ビット列全体を一つの整数としてみて、負数は2の補数が使われているとすると
(Xがmビット整数xを符号なしとして解釈した値だとすると)
X=\left\{ \begin{array}{cc} x & (x\geq 0) \\ x + 2^m & (x < 0) \\ \end{array}\right.
になる。
なので、xの符号ビットをs_x(xが0以上なら0、それ以外なら1)と表すことにすると
mビット整数xとnビット整数yを符号なし乗算した値は
XY = (x + s_x2^m)(y+s_y2^n) = xy + xs_y2^n+ys_x2^m+s_xs_y2^{m+n}
となる。

2.実際に求めたい値はxyなので邪魔なものを引く。

xyの結果は必ずm+nビット以下の整数になるのでs_xs_y2^{m+n}の項はオーバーフローするか0なので無視できる。
よって
xy = XY - xs_y2^n-ys_x2^m

という感じ。要するに

  1. XYを普通に筆算で求める
  2. x, yの正負にしたがって邪魔なものを消す。(2のべき乗がかかるので結局多倍長シフトをすることになる)
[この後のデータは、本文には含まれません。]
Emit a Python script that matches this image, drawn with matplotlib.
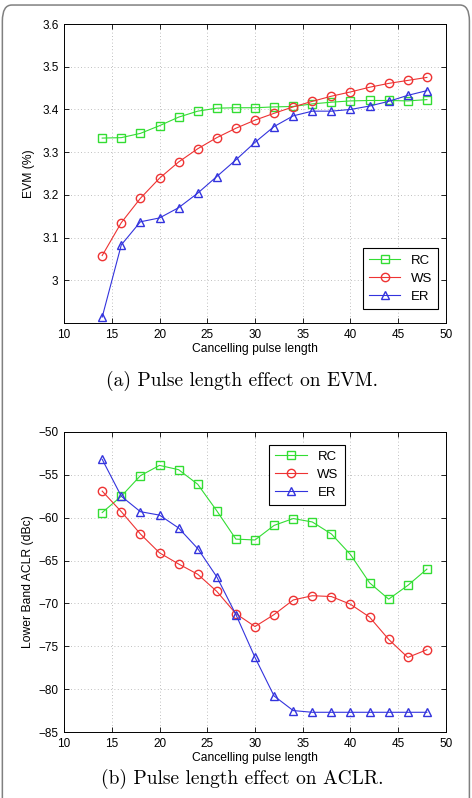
import matplotlib
matplotlib.use("Agg")

import matplotlib.pyplot as plt
from matplotlib.patches import FancyBboxPatch
from matplotlib.ticker import FuncFormatter

plt.rcParams['font.family'] = ['Liberation Sans', 'DejaVu Sans']

# pulse lengths
pulse_len = [14, 16, 18, 20, 22, 24, 26, 28, 30, 32, 34, 36, 38, 40, 42, 44, 46, 48]

# EVM (%)
evm_rc = [3.333, 3.334, 3.344, 3.362, 3.382, 3.396, 3.403, 3.404, 3.404, 3.406,
          3.407, 3.413, 3.417, 3.420, 3.421, 3.421, 3.420, 3.423]
evm_ws = [3.058, 3.135, 3.192, 3.239, 3.277, 3.308, 3.334, 3.356, 3.375, 3.391,
          3.406, 3.419, 3.431, 3.441, 3.452, 3.461, 3.468, 3.475]
evm_er = [2.914, 3.083, 3.137, 3.146, 3.170, 3.204, 3.243, 3.282, 3.323, 3.360,
          3.385, 3.396, 3.396, 3.400, 3.408, 3.419, 3.433, 3.444]

# Lower band ACLR (dBc)
aclr_rc = [-59.4, -57.5, -55.1, -53.9, -54.4, -56.1, -59.2, -62.5, -62.6, -60.9,
           -60.1, -60.5, -61.9, -64.3, -67.6, -69.5, -67.9, -66.0]
aclr_ws = [-56.9, -59.3, -61.9, -64.1, -65.4, -66.6, -68.6, -71.2, -72.7, -71.3,
           -69.6, -69.1, -69.2, -70.1, -71.6, -74.2, -76.3, -75.4]
aclr_er = [-53.2, -57.5, -59.3, -59.7, -61.2, -63.6, -66.9, -71.3, -76.3, -80.8,
           -82.5, -82.7, -82.7, -82.7, -82.7, -82.7, -82.7, -82.7]

names = ["RC", "WS", "ER"]
colors = ["#33dd33", "#ee3333", "#3333dd"]
markers = ["s", "o", "^"]

fig = plt.figure(figsize=(4.72, 7.98), dpi=100)

# rounded frame round the whole picture (runs off the bottom)
frame = FancyBboxPatch((0.005, -0.05), 0.9895, 1.0437, boxstyle="round,pad=0,rounding_size=0.02",
                       transform=fig.transFigure, fill=False, edgecolor="#808080", linewidth=1.1)
fig.patches.append(frame)

ax1 = fig.add_axes([0.1356, 0.5952, 0.8093, 0.3747])
ax2 = fig.add_axes([0.1356, 0.0827, 0.8093, 0.3760])


def style_axes(ax):
    ax.set_xlim(10, 50)
    ax.set_xticks(range(10, 51, 5))
    ax.grid(True, linestyle=(0, (1, 3)), color="#aaaaaa", linewidth=0.6)
    ax.tick_params(direction="in", top=True, right=True, length=3.5, width=0.6, labelsize=8.5, pad=4)
    for s in ax.spines.values():
        s.set_linewidth(0.7)
    ax.set_xlabel("Cancelling pulse length", fontsize=8.7, labelpad=2)


for y, name, c, m in zip([evm_rc, evm_ws, evm_er], names, colors, markers):
    ax1.plot(pulse_len, y, color=c, marker=m, markerfacecolor="none", markeredgecolor=c,
             markersize=6, linewidth=0.8, label=name)
style_axes(ax1)
ax1.set_ylim(2.9, 3.6)
ax1.set_yticks([3.0, 3.1, 3.2, 3.3, 3.4, 3.5, 3.6])
ax1.yaxis.set_major_formatter(FuncFormatter(lambda v, p: "%g" % round(v, 2)))
ax1.set_ylabel("EVM (%)", fontsize=8.7, labelpad=5)
leg1 = ax1.legend(loc="lower right", bbox_to_anchor=(0.997, 0.025), fontsize=9.5, fancybox=False,
                  edgecolor="black", framealpha=1, handlelength=2.4, borderpad=0.45, labelspacing=0.45)
leg1.get_frame().set_linewidth(0.8)

for y, name, c, m in zip([aclr_rc, aclr_ws, aclr_er], names, colors, markers):
    ax2.plot(pulse_len, y, color=c, marker=m, markerfacecolor="none", markeredgecolor=c,
             markersize=6, linewidth=0.8, label=name)
style_axes(ax2)
ax2.set_ylim(-85, -50)
ax2.set_yticks(range(-85, -49, 5))
ax2.set_ylabel("Lower Band ACLR (dBc)", fontsize=8.7, labelpad=3)
leg2 = ax2.legend(loc="upper left", bbox_to_anchor=(0.52, 0.98), fontsize=9.5, fancybox=False,
                  edgecolor="black", framealpha=1, handlelength=2.4, borderpad=0.45, labelspacing=0.45)
leg2.get_frame().set_linewidth(0.8)

fig.text(0.513, 1 - 381 / 798, "(a) Pulse length effect on EVM.", family=["cmr10", "DejaVu Serif"],
         fontsize=14, ha="center", va="center")
fig.text(0.513, 1 - 779 / 798, "(b) Pulse length effect on ACLR.", family=["cmr10", "DejaVu Serif"],
         fontsize=14, ha="center", va="center")

plt.savefig("out.png", dpi=100)
plt.close()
うーん...この方法は生のバイト列を乗算できるという利点があるけど、それだけな気もするな。
符号は別に管理した方が速度的には効率良いよな〜。この方法はパス。

他に、奇抜さを狙うなら-2進数とかで実装してみると面白いかも。符号情報を扱う必要なし!これで行ってみようかな。
どうでもいいけど、やっぱ数学って強力な道具だと実感。